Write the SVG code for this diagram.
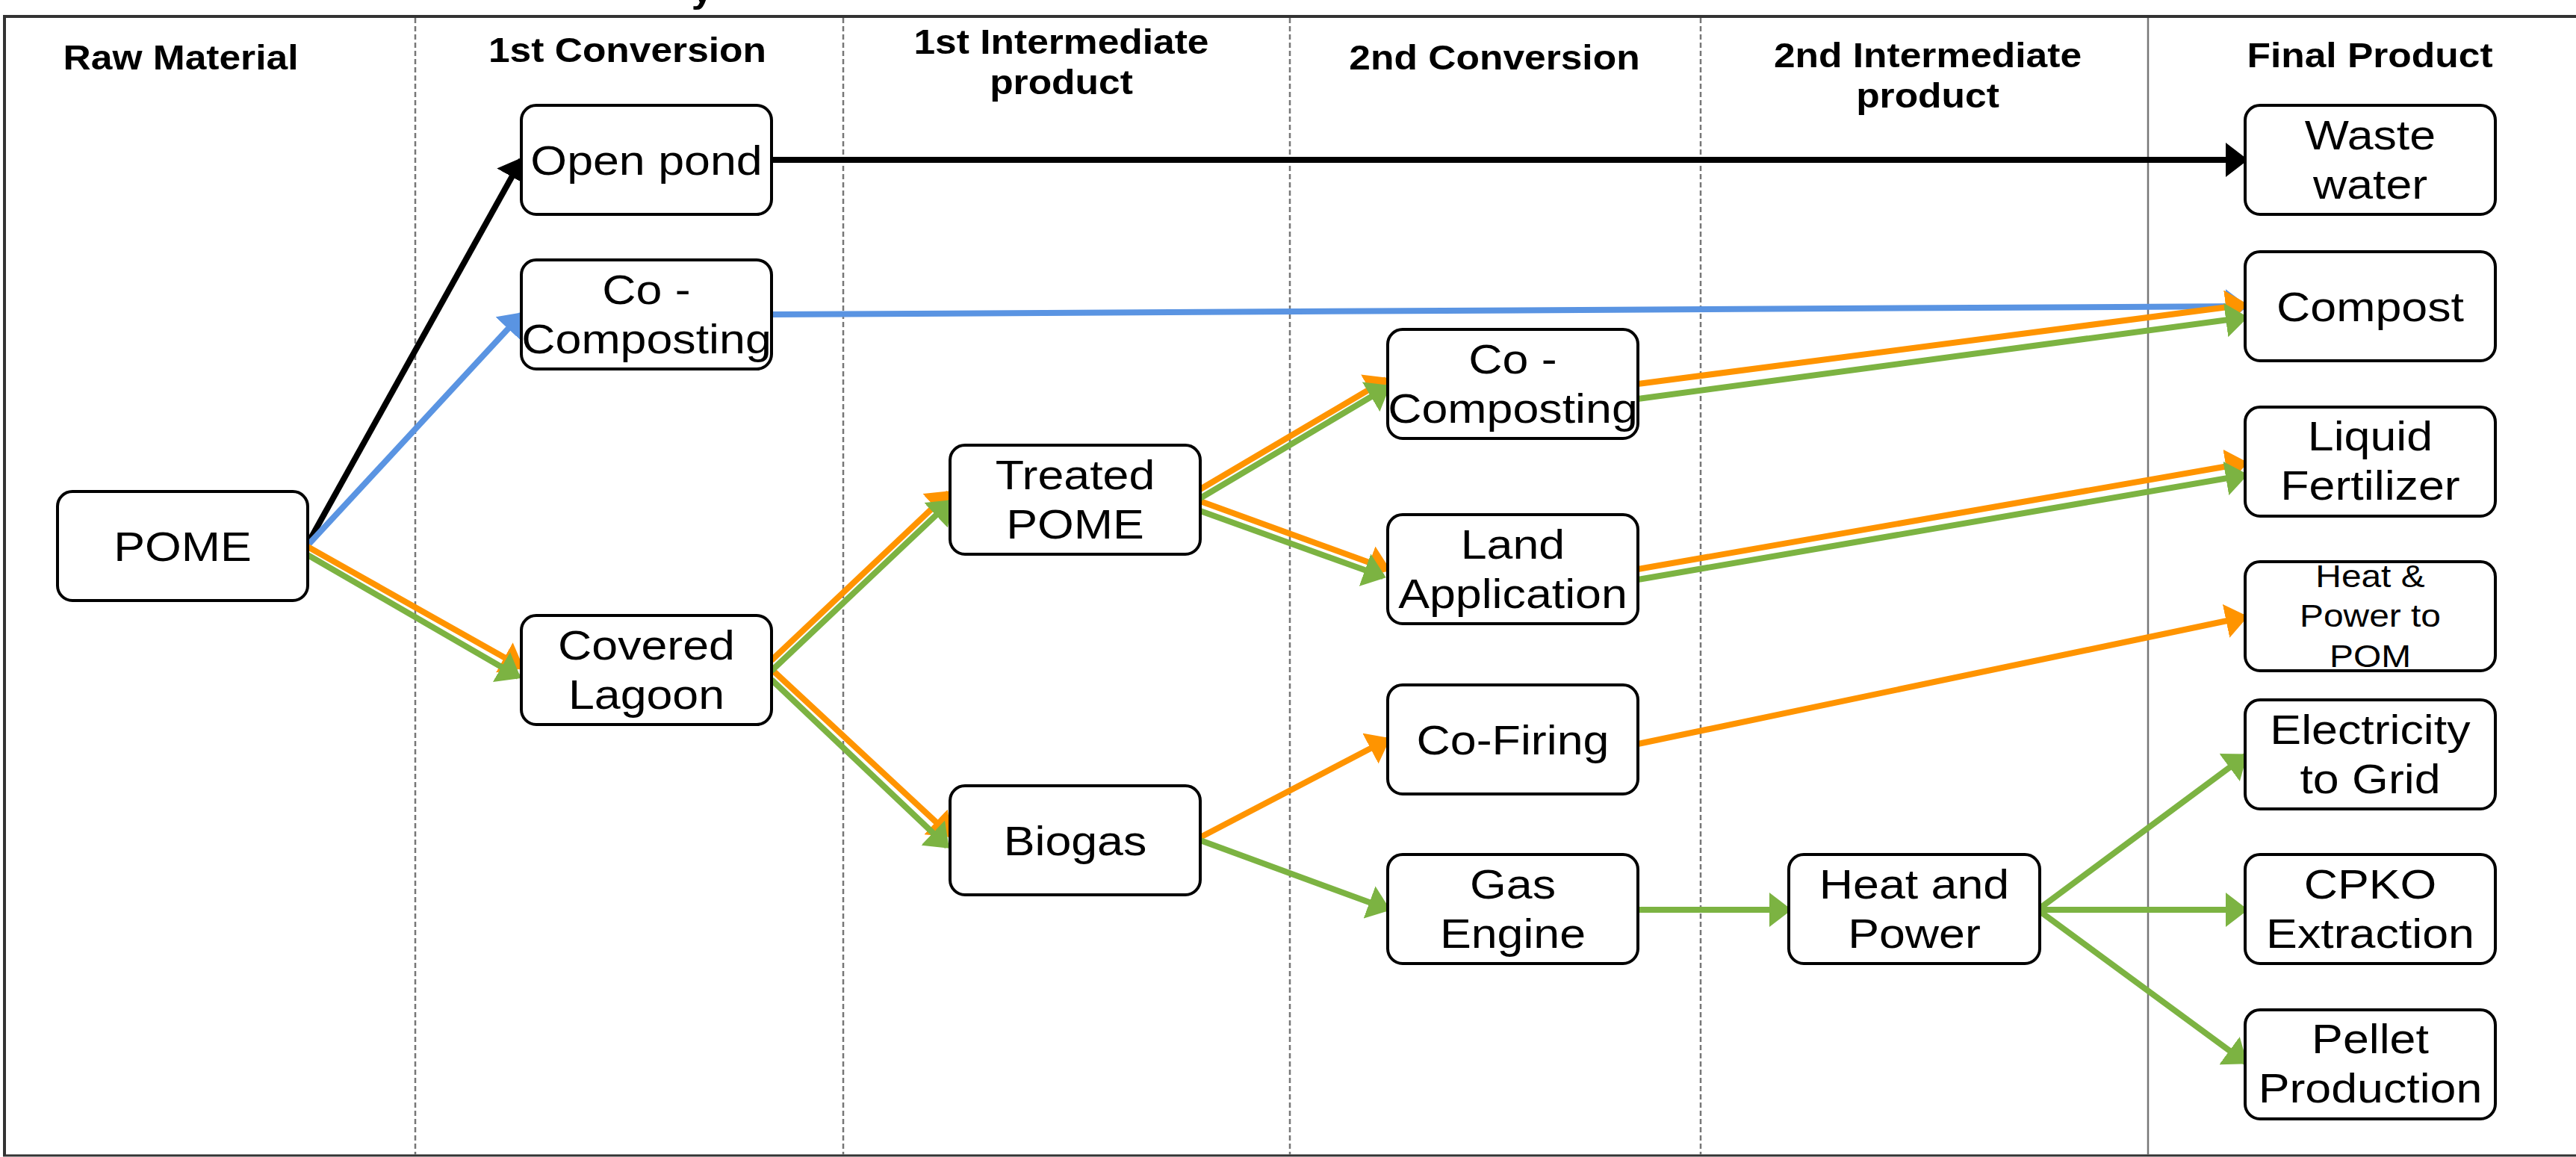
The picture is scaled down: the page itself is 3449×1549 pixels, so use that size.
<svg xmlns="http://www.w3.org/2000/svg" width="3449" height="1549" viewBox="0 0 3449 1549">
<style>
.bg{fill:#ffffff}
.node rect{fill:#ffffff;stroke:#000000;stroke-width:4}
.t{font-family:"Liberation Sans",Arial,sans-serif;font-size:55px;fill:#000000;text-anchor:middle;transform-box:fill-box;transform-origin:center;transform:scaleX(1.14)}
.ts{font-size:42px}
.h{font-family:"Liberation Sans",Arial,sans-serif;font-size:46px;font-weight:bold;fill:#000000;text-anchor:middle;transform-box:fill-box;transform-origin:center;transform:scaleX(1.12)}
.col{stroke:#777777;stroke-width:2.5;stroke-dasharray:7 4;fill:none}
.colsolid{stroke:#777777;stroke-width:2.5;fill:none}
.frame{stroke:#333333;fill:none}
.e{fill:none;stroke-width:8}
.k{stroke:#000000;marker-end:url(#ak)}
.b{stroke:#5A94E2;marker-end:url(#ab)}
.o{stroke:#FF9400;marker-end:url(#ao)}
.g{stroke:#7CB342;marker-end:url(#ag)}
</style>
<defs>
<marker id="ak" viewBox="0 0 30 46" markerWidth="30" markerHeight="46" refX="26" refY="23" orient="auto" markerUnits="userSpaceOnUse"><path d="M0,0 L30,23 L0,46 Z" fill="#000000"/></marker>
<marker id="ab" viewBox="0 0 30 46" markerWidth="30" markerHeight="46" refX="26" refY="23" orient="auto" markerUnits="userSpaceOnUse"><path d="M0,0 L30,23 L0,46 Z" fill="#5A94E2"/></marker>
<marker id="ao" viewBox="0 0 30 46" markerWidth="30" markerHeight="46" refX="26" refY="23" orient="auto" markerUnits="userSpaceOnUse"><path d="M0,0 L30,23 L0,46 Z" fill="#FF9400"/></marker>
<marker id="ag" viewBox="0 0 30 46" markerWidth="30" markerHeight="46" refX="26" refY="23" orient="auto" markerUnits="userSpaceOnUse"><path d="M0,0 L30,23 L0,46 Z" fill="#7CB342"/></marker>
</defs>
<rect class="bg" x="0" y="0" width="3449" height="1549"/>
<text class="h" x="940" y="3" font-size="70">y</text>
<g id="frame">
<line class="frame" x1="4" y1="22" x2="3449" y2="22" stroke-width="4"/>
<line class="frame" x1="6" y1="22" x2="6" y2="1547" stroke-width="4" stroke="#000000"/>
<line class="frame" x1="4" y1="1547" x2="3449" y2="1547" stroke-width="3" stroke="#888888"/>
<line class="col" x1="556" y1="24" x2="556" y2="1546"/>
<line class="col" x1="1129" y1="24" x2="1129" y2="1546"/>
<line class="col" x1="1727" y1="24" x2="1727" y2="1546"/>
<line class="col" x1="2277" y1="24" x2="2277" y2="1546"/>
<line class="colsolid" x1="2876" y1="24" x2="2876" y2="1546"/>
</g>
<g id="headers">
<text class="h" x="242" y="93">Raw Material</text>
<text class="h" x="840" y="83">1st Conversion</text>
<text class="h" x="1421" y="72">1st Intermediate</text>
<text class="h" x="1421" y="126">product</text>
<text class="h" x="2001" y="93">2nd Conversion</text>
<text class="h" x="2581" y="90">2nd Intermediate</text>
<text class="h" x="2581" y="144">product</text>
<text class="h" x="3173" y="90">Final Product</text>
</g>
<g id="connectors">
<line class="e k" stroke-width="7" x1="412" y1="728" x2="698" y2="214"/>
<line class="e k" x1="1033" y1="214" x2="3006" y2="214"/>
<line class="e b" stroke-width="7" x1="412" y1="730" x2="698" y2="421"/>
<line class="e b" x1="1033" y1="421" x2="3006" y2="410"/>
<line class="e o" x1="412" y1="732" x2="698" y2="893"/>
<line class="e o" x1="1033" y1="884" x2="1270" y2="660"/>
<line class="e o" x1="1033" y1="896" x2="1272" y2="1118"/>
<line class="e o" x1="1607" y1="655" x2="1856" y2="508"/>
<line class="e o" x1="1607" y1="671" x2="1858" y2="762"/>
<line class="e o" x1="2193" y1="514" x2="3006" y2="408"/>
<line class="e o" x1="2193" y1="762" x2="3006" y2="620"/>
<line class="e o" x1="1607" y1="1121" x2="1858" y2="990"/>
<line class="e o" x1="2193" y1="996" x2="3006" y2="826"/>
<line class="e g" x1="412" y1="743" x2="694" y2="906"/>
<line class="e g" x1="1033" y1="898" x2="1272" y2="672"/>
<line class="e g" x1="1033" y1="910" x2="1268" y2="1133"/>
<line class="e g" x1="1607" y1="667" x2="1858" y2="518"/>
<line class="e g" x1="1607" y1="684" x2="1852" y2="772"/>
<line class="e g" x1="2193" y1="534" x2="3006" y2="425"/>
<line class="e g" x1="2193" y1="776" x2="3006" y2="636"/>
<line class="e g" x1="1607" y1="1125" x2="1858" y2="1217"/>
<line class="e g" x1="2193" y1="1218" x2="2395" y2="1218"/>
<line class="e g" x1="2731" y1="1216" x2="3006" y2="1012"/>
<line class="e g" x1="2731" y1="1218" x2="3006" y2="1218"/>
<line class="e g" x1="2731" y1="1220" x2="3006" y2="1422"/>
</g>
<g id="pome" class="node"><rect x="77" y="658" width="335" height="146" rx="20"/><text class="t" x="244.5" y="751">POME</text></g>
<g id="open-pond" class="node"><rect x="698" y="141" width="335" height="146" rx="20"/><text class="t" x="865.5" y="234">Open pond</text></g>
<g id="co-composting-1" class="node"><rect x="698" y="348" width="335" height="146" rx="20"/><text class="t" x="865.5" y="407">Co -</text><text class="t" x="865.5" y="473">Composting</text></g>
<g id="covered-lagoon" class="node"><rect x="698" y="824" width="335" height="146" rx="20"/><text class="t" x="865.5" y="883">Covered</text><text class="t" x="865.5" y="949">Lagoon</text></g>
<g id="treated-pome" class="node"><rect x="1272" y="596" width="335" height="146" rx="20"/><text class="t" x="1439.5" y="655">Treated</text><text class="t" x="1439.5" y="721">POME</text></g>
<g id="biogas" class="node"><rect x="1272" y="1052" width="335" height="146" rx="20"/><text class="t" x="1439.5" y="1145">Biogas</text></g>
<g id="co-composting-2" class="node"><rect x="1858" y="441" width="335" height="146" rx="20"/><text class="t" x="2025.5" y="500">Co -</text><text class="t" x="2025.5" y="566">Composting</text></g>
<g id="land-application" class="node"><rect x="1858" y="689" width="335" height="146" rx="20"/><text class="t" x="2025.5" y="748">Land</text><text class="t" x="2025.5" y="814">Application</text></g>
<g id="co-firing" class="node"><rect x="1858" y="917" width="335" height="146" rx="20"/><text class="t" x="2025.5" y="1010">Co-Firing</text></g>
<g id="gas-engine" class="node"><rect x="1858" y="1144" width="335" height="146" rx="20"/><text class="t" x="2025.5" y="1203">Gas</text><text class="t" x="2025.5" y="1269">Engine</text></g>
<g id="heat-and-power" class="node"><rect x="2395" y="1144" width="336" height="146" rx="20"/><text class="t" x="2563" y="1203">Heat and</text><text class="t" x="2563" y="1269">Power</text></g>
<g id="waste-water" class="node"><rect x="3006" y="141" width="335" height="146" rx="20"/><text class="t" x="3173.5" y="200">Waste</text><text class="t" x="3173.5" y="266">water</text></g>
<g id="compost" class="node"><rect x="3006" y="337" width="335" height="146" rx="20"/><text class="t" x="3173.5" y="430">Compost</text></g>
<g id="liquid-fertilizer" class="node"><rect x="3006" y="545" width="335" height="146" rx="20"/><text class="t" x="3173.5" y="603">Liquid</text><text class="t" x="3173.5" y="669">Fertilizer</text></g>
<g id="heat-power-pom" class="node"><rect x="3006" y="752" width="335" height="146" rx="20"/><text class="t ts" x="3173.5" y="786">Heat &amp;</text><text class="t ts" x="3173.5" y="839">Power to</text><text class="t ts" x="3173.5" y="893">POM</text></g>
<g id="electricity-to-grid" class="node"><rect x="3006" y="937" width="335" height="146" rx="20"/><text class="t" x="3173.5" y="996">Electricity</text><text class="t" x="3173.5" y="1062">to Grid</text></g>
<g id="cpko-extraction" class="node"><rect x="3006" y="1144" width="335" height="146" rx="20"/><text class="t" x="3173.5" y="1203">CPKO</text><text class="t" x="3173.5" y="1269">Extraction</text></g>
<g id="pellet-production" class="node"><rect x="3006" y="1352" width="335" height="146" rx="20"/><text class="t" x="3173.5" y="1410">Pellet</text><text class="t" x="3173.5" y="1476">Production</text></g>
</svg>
--------------------
• Your instructions:
Report every line containing the word "size" from the listing above.

• Written response:
The picture is scaled down: the page itself is 3449×1549 pixels, so use that size.
.t{font-family:"Liberation Sans",Arial,sans-serif;font-size:55px;fill:#000000;text-anchor:middle;transform-box:fill-box;transform-origin:center;transform:scaleX(1.14)}
.ts{font-size:42px}
.h{font-family:"Liberation Sans",Arial,sans-serif;font-size:46px;font-weight:bold;fill:#000000;text-anchor:middle;transform-box:fill-box;transform-origin:center;transform:scaleX(1.12)}
<text class="h" x="940" y="3" font-size="70">y</text>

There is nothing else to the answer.